When our sterile suburbs and factory farms are no longer sustainable, we’ll be forced to reconnect with the land. We need not – and cannot – all become farmers, but like any other animal we need to know where our food comes from. We need to know where our water comes from too, and if there are too many people for the available water (Phoenix, Las Vegas, much of Southern California) we need to know where we can go (hint: driving to Walmart to buy bottled water isn’t the answer).
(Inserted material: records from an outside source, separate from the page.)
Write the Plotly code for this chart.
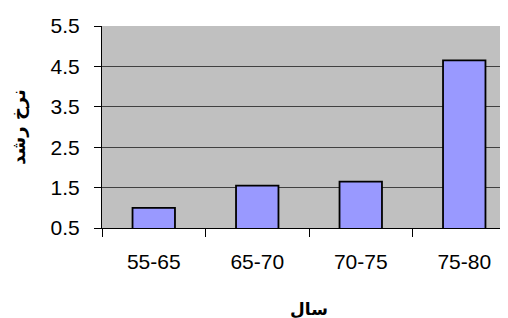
import plotly.graph_objects as go

categories = ["55-65", "65-70", "70-75", "75-80"]
values = [1.0, 1.55, 1.65, 4.65]
y_ticks = [0.5, 1.5, 2.5, 3.5, 4.5, 5.5]
y_tick_labels = ["0.5", "1.5", "2.5", "3.5", "4.5", "5.5"]
x_title = "سال"
y_title = "نرخ رشد"

fig = go.Figure(
    go.Bar(
        x=categories,
        y=values,
        width=0.41,
        marker=dict(color="#9999FF", line=dict(color="black", width=1.8)),
    )
)

# page body has an 8px margin, so the figure is offset by (8, 8)
fig.update_layout(
    width=508,
    height=318,
    margin=dict(l=94, r=0, t=18, b=98),
    plot_bgcolor="#C0C0C0",
    paper_bgcolor="white",
    showlegend=False,
    font=dict(family="Liberation Sans, Arial", size=21, color="black"),
)

fig.update_xaxes(
    type="category",
    range=[-0.5, 3.5],
    tickson="boundaries",
    ticks="outside",
    ticklen=8,
    tickcolor="black",
    tickwidth=1,
    showline=True,
    linecolor="black",
    linewidth=1,
    showgrid=False,
    ticklabelstandoff=15,
    automargin=False,
    title=dict(text=x_title, font=dict(family="DejaVu Sans, Noto Sans", size=17, weight="bold"), standoff=30),
)

fig.update_yaxes(
    range=[0.5, 5.5],
    tickvals=y_ticks,
    ticktext=y_tick_labels,
    ticks="outside",
    ticklen=7,
    tickcolor="black",
    tickwidth=1,
    showline=True,
    linecolor="black",
    linewidth=1,
    showgrid=True,
    gridcolor="#404040",
    gridwidth=1,
    zeroline=False,
    ticklabelstandoff=10,
    automargin=False,
    title=dict(text=y_title, font=dict(family="DejaVu Sans, Noto Sans", size=18, weight="bold"), standoff=22),
)

fig.write_html("out.html")
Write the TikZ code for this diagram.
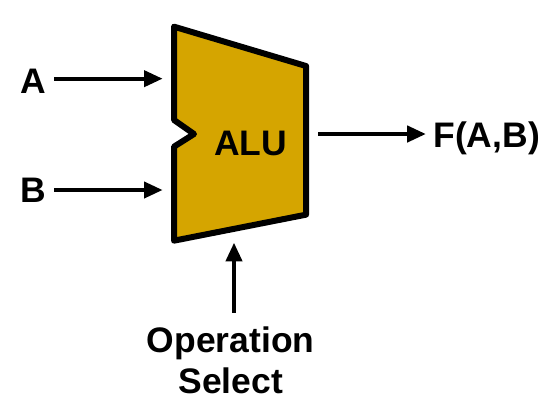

This will be work – lots of work. Those of us who are accustomed to our current way of life will have to adjust our expectations – it will be harder on those who have only known a high tech world. The good news is that there will be no crash – these changes will be gradual and incremental. It will not be complete in my lifetime, nor in the lifetime of anyone alive today. There will be time to adjust – at least for those who pay attention and take action, rather than clinging to ways of living and being that cannot be sustained and weren’t all that great in the first place.
I know what the short term future holds, because I pay attention to the present. I do not know what the long term future holds – it’s too far off and there are too many variables involved. Perhaps the 22nd century will look a lot like the 19th. Perhaps scientific advances will allow us to maintain some of our technology… and I hope first priority is given to medicine. Politically, I hope it looks a lot like democratic socialism, though I suspect libertarianism is more likely, given our “me first” evolutionary instincts. If I’m right, the need to form and maintain strong extended families and tribes will become even more critical than it already is. But we will survive and we will succeed, because if history and prehistory teach us nothing else, they teach us that humans are incredibly resilient creatures.
My job as a Druid and a priest – and a blogger – is not to build the political structures of the 22nd century. My job is to help all of us learn the skills and practices that will help us survive and succeed no matter what technology is available and no matter which political scheme is in place. My job is to advocate for religions that promote virtues and enable connections between ourselves and our fellow humans, other species and ecosystems, and our Gods and ancestors.
And occasionally, my job is to remind us all that while we’re living in Tower Time, the Sun is coming.